[START AVAILABLE DATA]

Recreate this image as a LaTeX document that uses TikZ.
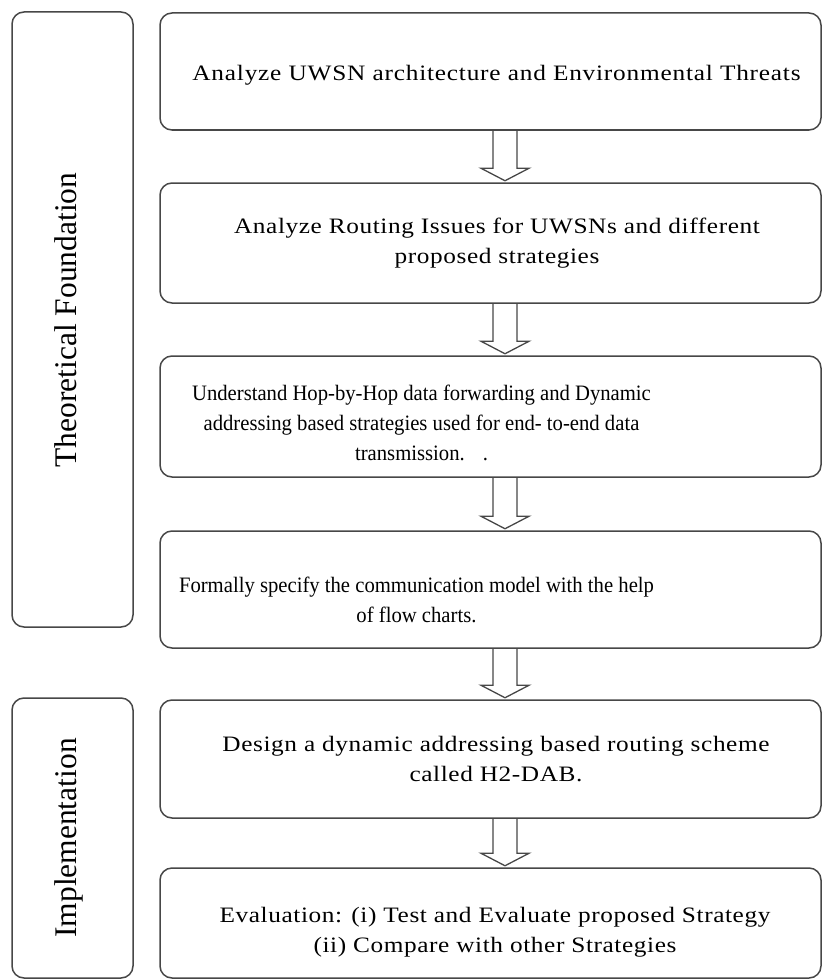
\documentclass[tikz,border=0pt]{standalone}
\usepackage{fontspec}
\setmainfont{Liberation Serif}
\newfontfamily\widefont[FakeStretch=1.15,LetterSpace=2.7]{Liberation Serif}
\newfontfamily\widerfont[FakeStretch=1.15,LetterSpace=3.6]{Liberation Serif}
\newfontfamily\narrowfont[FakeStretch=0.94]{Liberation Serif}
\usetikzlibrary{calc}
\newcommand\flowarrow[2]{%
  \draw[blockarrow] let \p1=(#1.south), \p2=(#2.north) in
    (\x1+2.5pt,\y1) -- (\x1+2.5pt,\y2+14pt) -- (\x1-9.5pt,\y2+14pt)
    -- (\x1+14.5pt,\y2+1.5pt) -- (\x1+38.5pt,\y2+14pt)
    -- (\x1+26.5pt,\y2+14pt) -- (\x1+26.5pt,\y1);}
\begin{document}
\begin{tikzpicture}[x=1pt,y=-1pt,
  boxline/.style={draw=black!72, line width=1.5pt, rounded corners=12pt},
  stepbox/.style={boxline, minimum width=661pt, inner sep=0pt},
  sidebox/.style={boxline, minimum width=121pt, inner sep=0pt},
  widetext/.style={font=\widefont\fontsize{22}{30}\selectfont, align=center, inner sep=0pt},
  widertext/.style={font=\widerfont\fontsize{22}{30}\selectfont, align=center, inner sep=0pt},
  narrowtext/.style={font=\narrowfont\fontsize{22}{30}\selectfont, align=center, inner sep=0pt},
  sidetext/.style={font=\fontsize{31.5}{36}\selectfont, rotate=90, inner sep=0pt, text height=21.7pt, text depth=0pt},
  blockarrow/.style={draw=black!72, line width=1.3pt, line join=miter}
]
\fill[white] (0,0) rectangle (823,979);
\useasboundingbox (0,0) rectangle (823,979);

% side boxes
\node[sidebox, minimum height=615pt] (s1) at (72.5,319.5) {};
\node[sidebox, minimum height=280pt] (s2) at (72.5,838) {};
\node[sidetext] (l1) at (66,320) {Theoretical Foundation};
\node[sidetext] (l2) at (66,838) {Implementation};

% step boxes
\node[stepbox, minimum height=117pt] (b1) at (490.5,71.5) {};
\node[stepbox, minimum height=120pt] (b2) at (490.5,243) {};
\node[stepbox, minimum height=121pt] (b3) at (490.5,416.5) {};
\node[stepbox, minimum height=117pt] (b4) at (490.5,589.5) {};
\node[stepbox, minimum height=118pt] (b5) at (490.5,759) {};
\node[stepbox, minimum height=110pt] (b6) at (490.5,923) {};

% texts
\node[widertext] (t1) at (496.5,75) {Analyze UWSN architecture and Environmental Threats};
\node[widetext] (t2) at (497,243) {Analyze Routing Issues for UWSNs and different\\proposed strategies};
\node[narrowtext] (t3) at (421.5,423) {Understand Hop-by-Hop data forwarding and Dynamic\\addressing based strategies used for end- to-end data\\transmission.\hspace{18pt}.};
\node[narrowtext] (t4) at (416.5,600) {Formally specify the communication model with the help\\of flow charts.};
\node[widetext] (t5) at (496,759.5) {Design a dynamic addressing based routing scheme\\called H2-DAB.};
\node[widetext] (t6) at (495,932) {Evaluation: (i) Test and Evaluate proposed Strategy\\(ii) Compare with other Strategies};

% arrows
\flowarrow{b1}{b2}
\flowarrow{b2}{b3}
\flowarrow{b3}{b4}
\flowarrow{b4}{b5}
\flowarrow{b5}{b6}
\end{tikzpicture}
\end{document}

[END AVAILABLE DATA]

DIRECTIVE:
Reproduce every line above as written, skipping pictures.

SOLUTION FOR THIS PROBLEM:
Recreate this image as a LaTeX document that uses TikZ.
\documentclass[tikz,border=0pt]{standalone}
\usepackage{fontspec}
\setmainfont{Liberation Serif}
\newfontfamily\widefont[FakeStretch=1.15,LetterSpace=2.7]{Liberation Serif}
\newfontfamily\widerfont[FakeStretch=1.15,LetterSpace=3.6]{Liberation Serif}
\newfontfamily\narrowfont[FakeStretch=0.94]{Liberation Serif}
\usetikzlibrary{calc}
\newcommand\flowarrow[2]{%
  \draw[blockarrow] let \p1=(#1.south), \p2=(#2.north) in
    (\x1+2.5pt,\y1) -- (\x1+2.5pt,\y2+14pt) -- (\x1-9.5pt,\y2+14pt)
    -- (\x1+14.5pt,\y2+1.5pt) -- (\x1+38.5pt,\y2+14pt)
    -- (\x1+26.5pt,\y2+14pt) -- (\x1+26.5pt,\y1);}
\begin{document}
\begin{tikzpicture}[x=1pt,y=-1pt,
  boxline/.style={draw=black!72, line width=1.5pt, rounded corners=12pt},
  stepbox/.style={boxline, minimum width=661pt, inner sep=0pt},
  sidebox/.style={boxline, minimum width=121pt, inner sep=0pt},
  widetext/.style={font=\widefont\fontsize{22}{30}\selectfont, align=center, inner sep=0pt},
  widertext/.style={font=\widerfont\fontsize{22}{30}\selectfont, align=center, inner sep=0pt},
  narrowtext/.style={font=\narrowfont\fontsize{22}{30}\selectfont, align=center, inner sep=0pt},
  sidetext/.style={font=\fontsize{31.5}{36}\selectfont, rotate=90, inner sep=0pt, text height=21.7pt, text depth=0pt},
  blockarrow/.style={draw=black!72, line width=1.3pt, line join=miter}
]
\fill[white] (0,0) rectangle (823,979);
\useasboundingbox (0,0) rectangle (823,979);

% side boxes
\node[sidebox, minimum height=615pt] (s1) at (72.5,319.5) {};
\node[sidebox, minimum height=280pt] (s2) at (72.5,838) {};
\node[sidetext] (l1) at (66,320) {Theoretical Foundation};
\node[sidetext] (l2) at (66,838) {Implementation};

% step boxes
\node[stepbox, minimum height=117pt] (b1) at (490.5,71.5) {};
\node[stepbox, minimum height=120pt] (b2) at (490.5,243) {};
\node[stepbox, minimum height=121pt] (b3) at (490.5,416.5) {};
\node[stepbox, minimum height=117pt] (b4) at (490.5,589.5) {};
\node[stepbox, minimum height=118pt] (b5) at (490.5,759) {};
\node[stepbox, minimum height=110pt] (b6) at (490.5,923) {};

% texts
\node[widertext] (t1) at (496.5,75) {Analyze UWSN architecture and Environmental Threats};
\node[widetext] (t2) at (497,243) {Analyze Routing Issues for UWSNs and different\\proposed strategies};
\node[narrowtext] (t3) at (421.5,423) {Understand Hop-by-Hop data forwarding and Dynamic\\addressing based strategies used for end- to-end data\\transmission.\hspace{18pt}.};
\node[narrowtext] (t4) at (416.5,600) {Formally specify the communication model with the help\\of flow charts.};
\node[widetext] (t5) at (496,759.5) {Design a dynamic addressing based routing scheme\\called H2-DAB.};
\node[widetext] (t6) at (495,932) {Evaluation: (i) Test and Evaluate proposed Strategy\\(ii) Compare with other Strategies};

% arrows
\flowarrow{b1}{b2}
\flowarrow{b2}{b3}
\flowarrow{b3}{b4}
\flowarrow{b4}{b5}
\flowarrow{b5}{b6}
\end{tikzpicture}
\end{document}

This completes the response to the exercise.